High Cost per Conversion:
As mentioned above, you cannot include the competitor brand name keywords in your ad copy and as a result the quality scores on competitor keywords stays lower. Also, many visitors who click on your ad, expect to see your competitor’s website and so the conversion rate remains lower on competitors brand terms resulting in higher cost per conversion. So if you have a limited budget then you should allocate your budget to better performing campaigns.
Tips for Success in Competitor’s Brand Bidding
- Craft Compelling Ad Copy: Emphasise unique value propositions and differentiation in ad copy to captivate users and drive conversions effectively. Remember that the visitors have searched for your competitor’s brand term but are seeing your ad so it’s your job to entice them to click on the ad by highlighting competitive advantages and value propositions.
- Create Engaging Landing Pages: If you only send visitors to your homepage or product page, they may think they clicked on the wrong link and leave your website. But if you develop comparative landing pages that provide comprehensive information about offerings and showcase superiority compared to competitors, it can increase user engagement and time on the website which can result into more conversions.
- Ensure Legal Compliance: Consult your legal team to ensure compliance with trademark laws and regulations, minimising the risk of legal repercussions.
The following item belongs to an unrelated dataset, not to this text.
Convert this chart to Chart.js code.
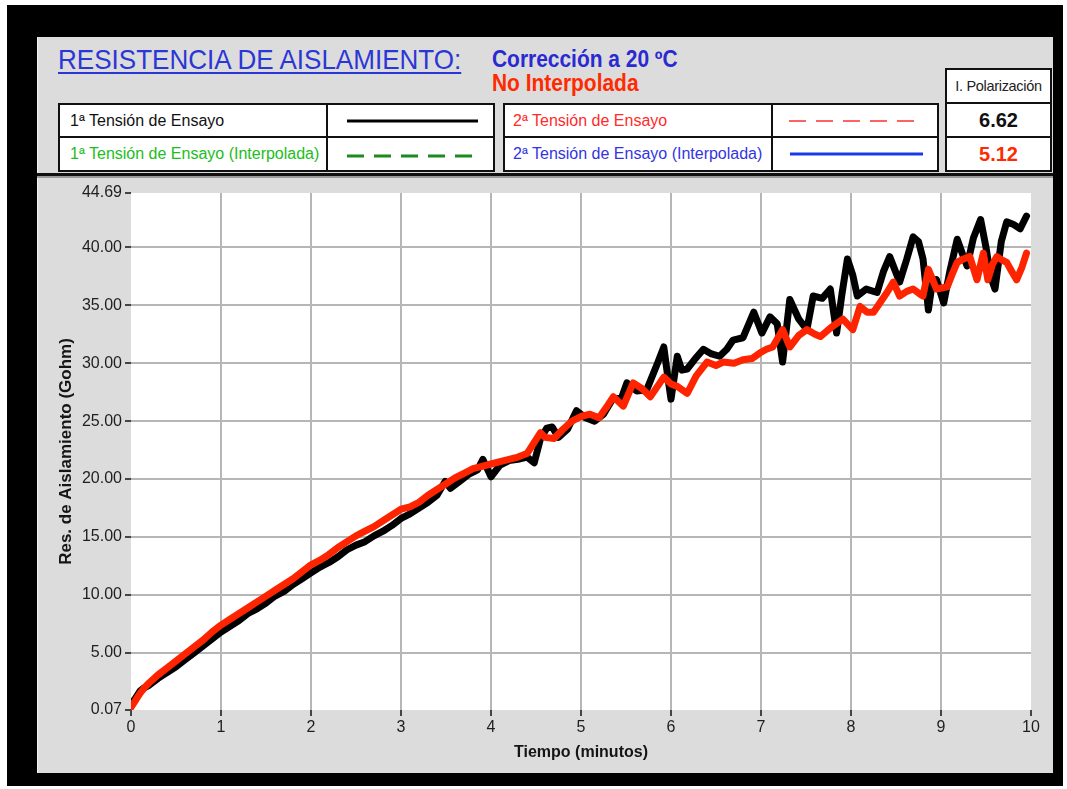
<!DOCTYPE html>
<html>
<head>
<meta charset="utf-8">
<script src="https://cdn.jsdelivr.net/npm/chart.js@4.4.1/dist/chart.umd.min.js"></script>
<style>
  html, body { margin: 0; padding: 0; background: #ffffff; }
  body { width: 1067px; height: 789px; position: relative; overflow: hidden;
         font-family: "Liberation Sans", Arial, sans-serif; }
  .abs { position: absolute; }
  #frame { left: 7px; top: 5px; width: 1056px; height: 781px; background: #000; }
  #panel { left: 37px; top: 37px; width: 1016px; height: 736px; background: #dcdcdc;
           box-shadow: inset 1px 0 0 #f4f4f4; }
  #title { left: 58px; top: 44px; font-size: 28px; line-height: 32px; color: #2b36d6;
           text-decoration: underline; text-decoration-thickness: 2px; text-underline-offset: 3px;
           white-space: nowrap; transform: scaleX(0.93); transform-origin: 0 0; }
  #corr { left: 492px; top: 46px; font-size: 23px; line-height: 26px; font-weight: bold; color: #2a2ad2;
          white-space: nowrap; transform: scaleX(0.91); transform-origin: 0 0; }
  #nointerp { left: 492px; top: 70px; font-size: 23px; line-height: 26px; font-weight: bold; color: #ff2a00;
              white-space: nowrap; transform: scaleX(0.91); transform-origin: 0 0; }
  .tbl { background: #fff; border: 2px solid #111; box-sizing: border-box; }
  .cell { position: absolute; box-sizing: border-box; font-size: 16px; white-space: nowrap;
          display: flex; align-items: center; }
  #sep { left: 37px; top: 173px; width: 1016px; height: 3px; background: #111;
         box-shadow: 0 2px 0 #9a9a9a; }
  #chartBox { left: 37px; top: 178px; width: 1016px; height: 595px; }
  .pol { background: #fff; border: 2px solid #111; box-sizing: border-box;
         display: flex; align-items: center; justify-content: center; white-space: nowrap; }
</style>
</head>
<body>
<div id="frame" class="abs"></div>
<div id="panel" class="abs"></div>

<div id="title" class="abs">RESISTENCIA DE AISLAMIENTO:</div>
<div id="corr" class="abs">Corrección a 20 ºC</div>
<div id="nointerp" class="abs">No Interpolada</div>

<!-- series key, first test voltage -->
<div class="abs tbl" style="left:58px;top:103px;width:437px;height:69px;">
  <div class="cell" style="left:0;top:0;width:268px;height:33px;border-right:2px solid #111;border-bottom:2px solid #111;padding-left:10px;color:#111;">1ª Tensión de Ensayo</div>
  <div class="cell" style="left:0;top:33px;width:268px;height:32px;border-right:2px solid #111;padding-left:10px;color:#21bd21;">1ª Tensión de Ensayo (Interpolada)</div>
  <div class="cell" style="left:268px;top:0;width:165px;height:33px;border-bottom:2px solid #111;"></div>
  <svg class="abs" style="left:268px;top:0;" width="165" height="65">
    <line x1="19" y1="16" x2="150" y2="16" stroke="#000" stroke-width="3"/>
    <line x1="19" y1="51" x2="150" y2="51" stroke="#1d8a1d" stroke-width="3" stroke-dasharray="17 10"/>
  </svg>
</div>

<!-- series key, second test voltage -->
<div class="abs tbl" style="left:503px;top:103px;width:436px;height:69px;">
  <div class="cell" style="left:0;top:0;width:268px;height:33px;border-right:2px solid #111;border-bottom:2px solid #111;padding-left:8px;color:#ff2a2a;">2ª Tensión de Ensayo</div>
  <div class="cell" style="left:0;top:33px;width:268px;height:32px;border-right:2px solid #111;padding-left:8px;color:#3434e0;">2ª Tensión de Ensayo (Interpolada)</div>
  <div class="cell" style="left:268px;top:0;width:164px;height:33px;border-bottom:2px solid #111;"></div>
  <svg class="abs" style="left:268px;top:0;" width="164" height="65">
    <line x1="16" y1="16" x2="150" y2="16" stroke="#ff6262" stroke-width="2" stroke-dasharray="17 10"/>
    <line x1="17" y1="49" x2="150" y2="49" stroke="#1a3ae8" stroke-width="3"/>
  </svg>
</div>

<!-- polarization index -->
<div class="abs pol" style="left:945px;top:68px;width:107px;height:36px;font-size:14.5px;color:#222;letter-spacing:-0.3px;">I. Polarización</div>
<div class="abs pol" style="left:945px;top:102px;width:107px;height:36px;font-size:20px;font-weight:bold;color:#111;">6.62</div>
<div class="abs pol" style="left:945px;top:136px;width:107px;height:36px;font-size:20px;font-weight:bold;color:#ff2a00;">5.12</div>

<div id="sep" class="abs"></div>

<div id="chartBox" class="abs"><canvas id="chart" width="1016" height="595"></canvas></div>

<script>
// Insulation resistance (Gohm) against elapsed test time (minutes)
const minutesFirst = [
  0.00, 0.05, 0.10, 0.15, 0.20, 0.30, 0.40, 0.50, 0.60, 0.70, 0.80, 0.90,
  1.00, 1.10, 1.20, 1.30, 1.40, 1.50, 1.60, 1.70, 1.80, 1.90,
  2.00, 2.10, 2.20, 2.30, 2.40, 2.50, 2.60, 2.70, 2.80, 2.90,
  3.00, 3.10, 3.20, 3.30, 3.40, 3.49, 3.55, 3.65, 3.75, 3.85, 3.91,
  4.00, 4.10, 4.20, 4.30, 4.40, 4.48, 4.55, 4.62, 4.68, 4.75, 4.85, 4.95,
  5.05, 5.15, 5.25, 5.35, 5.45, 5.51, 5.62, 5.73, 5.85, 5.92, 5.97,
  6.00, 6.07, 6.12, 6.18, 6.27, 6.36, 6.45, 6.54, 6.62, 6.69, 6.80, 6.92,
  7.01, 7.10, 7.18, 7.24, 7.32, 7.42, 7.51, 7.58, 7.68, 7.77, 7.84, 7.90, 7.96,
  8.02, 8.07, 8.17, 8.29, 8.36, 8.43, 8.54, 8.62, 8.69, 8.75, 8.80, 8.86, 8.90, 8.95,
  9.03, 9.10, 9.18, 9.24, 9.29, 9.36, 9.44, 9.50, 9.55, 9.60, 9.67, 9.73, 9.80, 9.88, 9.95
];
const resistanceFirst = [
  0.5, 1.1, 1.7, 2.0, 2.2, 2.8, 3.3, 3.8, 4.4, 5.0, 5.6, 6.2,
  6.8, 7.3, 7.8, 8.4, 8.8, 9.3, 9.9, 10.3, 10.9, 11.4,
  11.9, 12.4, 12.8, 13.3, 13.9, 14.3, 14.6, 15.1, 15.5, 16.0,
  16.6, 17.0, 17.5, 18.0, 18.6, 19.8, 19.2, 19.8, 20.4, 20.8, 21.7,
  20.2, 21.2, 21.6, 21.7, 21.9, 21.4, 23.5, 24.4, 24.5, 23.6, 24.3, 25.9,
  25.3, 25.0, 25.6, 26.9, 27.0, 28.3, 27.6, 27.7, 30.0, 31.4, 28.5,
  26.9, 30.6, 29.4, 29.5, 30.4, 31.2, 30.8, 30.6, 31.2, 32.0, 32.2, 34.4,
  32.6, 34.0, 33.4, 30.1, 35.5, 33.8, 32.9, 35.8, 35.6, 36.4, 32.6, 36.0, 39.0,
  37.6, 35.8, 36.4, 36.1, 37.9, 39.2, 37.0, 39.0, 40.9, 40.5, 39.0, 34.6, 36.8, 37.2,
  35.2, 38.0, 40.7, 39.4, 38.4, 40.8, 42.4, 40.0, 37.5, 36.4, 40.5, 42.2, 42.0, 41.6, 42.7
];

const minutesSecond = [
  0.00, 0.05, 0.10, 0.15, 0.20, 0.30, 0.40, 0.50, 0.60, 0.70, 0.80, 0.90,
  1.00, 1.10, 1.20, 1.30, 1.40, 1.50, 1.60, 1.70, 1.80, 1.90,
  2.00, 2.10, 2.20, 2.30, 2.40, 2.50, 2.60, 2.70, 2.80, 2.90,
  3.00, 3.10, 3.20, 3.30, 3.40, 3.50, 3.60, 3.70, 3.80, 3.90,
  4.00, 4.10, 4.20, 4.30, 4.40, 4.50, 4.55, 4.60, 4.70, 4.80, 4.90,
  5.00, 5.10, 5.20, 5.30, 5.36, 5.47, 5.58, 5.68, 5.77, 5.85, 5.92,
  6.00, 6.07, 6.18, 6.28, 6.40, 6.50, 6.58, 6.70, 6.80, 6.90, 6.99,
  7.06, 7.13, 7.24, 7.32, 7.42, 7.51, 7.60, 7.66, 7.78, 7.91,
  8.02, 8.10, 8.18, 8.25, 8.33, 8.40, 8.47, 8.54, 8.62, 8.69, 8.76, 8.80, 8.86, 8.95,
  9.07, 9.12, 9.18, 9.25, 9.32, 9.40, 9.47, 9.52, 9.57, 9.62, 9.68, 9.73, 9.78, 9.84, 9.90, 9.95
];
const resistanceSecond = [
  0.3, 0.9, 1.5, 2.0, 2.4, 3.1, 3.7, 4.3, 4.9, 5.5, 6.1, 6.8,
  7.4, 7.9, 8.4, 8.9, 9.4, 9.9, 10.4, 10.9, 11.4, 12.0,
  12.6, 13.0, 13.5, 14.1, 14.6, 15.1, 15.5, 15.9, 16.4, 16.9,
  17.4, 17.6, 18.0, 18.6, 19.1, 19.6, 20.1, 20.5, 20.9, 21.1,
  21.3, 21.5, 21.7, 21.9, 22.2, 23.4, 24.0, 23.6, 23.5, 24.3, 25.0,
  25.4, 25.6, 25.3, 26.4, 27.1, 26.3, 28.3, 27.8, 27.1, 28.0, 28.8,
  28.2, 28.0, 27.4, 28.9, 30.1, 29.8, 30.1, 30.0, 30.3, 30.4, 30.9,
  31.2, 31.4, 32.9, 31.4, 32.4, 32.9, 32.5, 32.3, 33.1, 33.8,
  32.9, 34.9, 34.4, 34.4, 35.3, 36.1, 37.0, 35.8, 36.2, 36.4, 36.0, 35.8, 38.1, 36.4,
  36.6, 37.6, 38.7, 39.0, 39.2, 37.2, 39.5, 37.2, 38.5, 39.2, 38.9, 38.7, 38.0, 37.2, 38.3, 39.5
];

const timeTicks = [0, 1, 2, 3, 4, 5, 6, 7, 8, 9, 10];
const resistanceTicks = [0.07, 5, 10, 15, 20, 25, 30, 35, 40, 44.69];

const toPoints = (xs, ys) => xs.map((x, i) => ({ x: x, y: ys[i] }));

// white plotting surface on the grey panel
const plotBackground = {
  id: 'plotBackground',
  beforeDraw(chart) {
    const { ctx, chartArea: a } = chart;
    ctx.save();
    ctx.fillStyle = '#ffffff';
    ctx.fillRect(a.left, a.top, a.right - a.left, a.bottom - a.top);
    ctx.restore();
  }
};

const tickFont = { family: '"Liberation Sans", Arial, sans-serif', size: 16 };
const innerGrid = (ticks) => (ctx) =>
  (ctx.index === 0 || ctx.index === ticks.length - 1) ? 'rgba(0,0,0,0)' : '#b6b6b6';

new Chart(document.getElementById('chart'), {
  type: 'line',
  data: {
    datasets: [
      {
        label: '2ª Tensión de Ensayo',
        data: toPoints(minutesSecond, resistanceSecond),
        borderColor: '#ff2400',
        borderWidth: 7,
        pointRadius: 0,
        tension: 0,
        borderJoinStyle: 'round',
        borderCapStyle: 'round'
      },
      {
        label: '1ª Tensión de Ensayo',
        data: toPoints(minutesFirst, resistanceFirst),
        borderColor: '#000000',
        borderWidth: 7,
        pointRadius: 0,
        tension: 0,
        borderJoinStyle: 'round',
        borderCapStyle: 'round'
      }
    ]
  },
  options: {
    responsive: false,
    animation: false,
    devicePixelRatio: 1,
    layout: { padding: { left: 0, top: 15, right: 22, bottom: 0 } },
    plugins: { legend: { display: false }, tooltip: { enabled: false } },
    scales: {
      x: {
        type: 'linear',
        min: 0,
        max: 10,
        afterBuildTicks: (s) => { s.ticks = timeTicks.map(v => ({ value: v })); },
        afterFit: (s) => { s.height = 63; },
        border: { display: false },
        grid: { color: innerGrid(timeTicks), lineWidth: 2, tickLength: 6, tickColor: '#444', tickWidth: 2 },
        ticks: { font: tickFont, color: '#1e1e1e', padding: 2, maxRotation: 0,
                 callback: (v) => String(v) },
        title: { display: true, text: 'Tiempo (minutos)', color: '#151515',
                 font: { family: '"Liberation Sans", Arial, sans-serif', size: 16, weight: 'bold' },
                 padding: { top: 0, bottom: 11 } }
      },
      y: {
        type: 'linear',
        min: 0.07,
        max: 44.69,
        afterBuildTicks: (s) => { s.ticks = resistanceTicks.map(v => ({ value: v })); },
        afterFit: (s) => { s.width = 94; },
        border: { display: false },
        grid: { color: innerGrid(resistanceTicks), lineWidth: 2, tickLength: 6, tickColor: '#444', tickWidth: 2 },
        ticks: { font: tickFont, color: '#1e1e1e', padding: 3,
                 callback: (v) => Number(v).toFixed(2) },
        title: { display: true, text: 'Res. de Aislamiento (Gohm)', color: '#151515',
                 font: { family: '"Liberation Sans", Arial, sans-serif', size: 17, weight: 'bold' },
                 padding: { top: 19, bottom: 0 } }
      }
    }
  },
  plugins: [plotBackground]
});
</script>
</body>
</html>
Bidding on competitor brand terms in Google Ads can be a strategic move for businesses looking to expand their reach, attract new customers, and gain a competitive edge in the market. However, it’s essential to approach this strategy thoughtfully, considering the potential benefits, challenges, and ethical considerations involved. By implementing best practices and staying vigilant in monitoring campaign performance, businesses can unlock the full potential of competitor brand bidding while maintaining integrity and trust with their audience.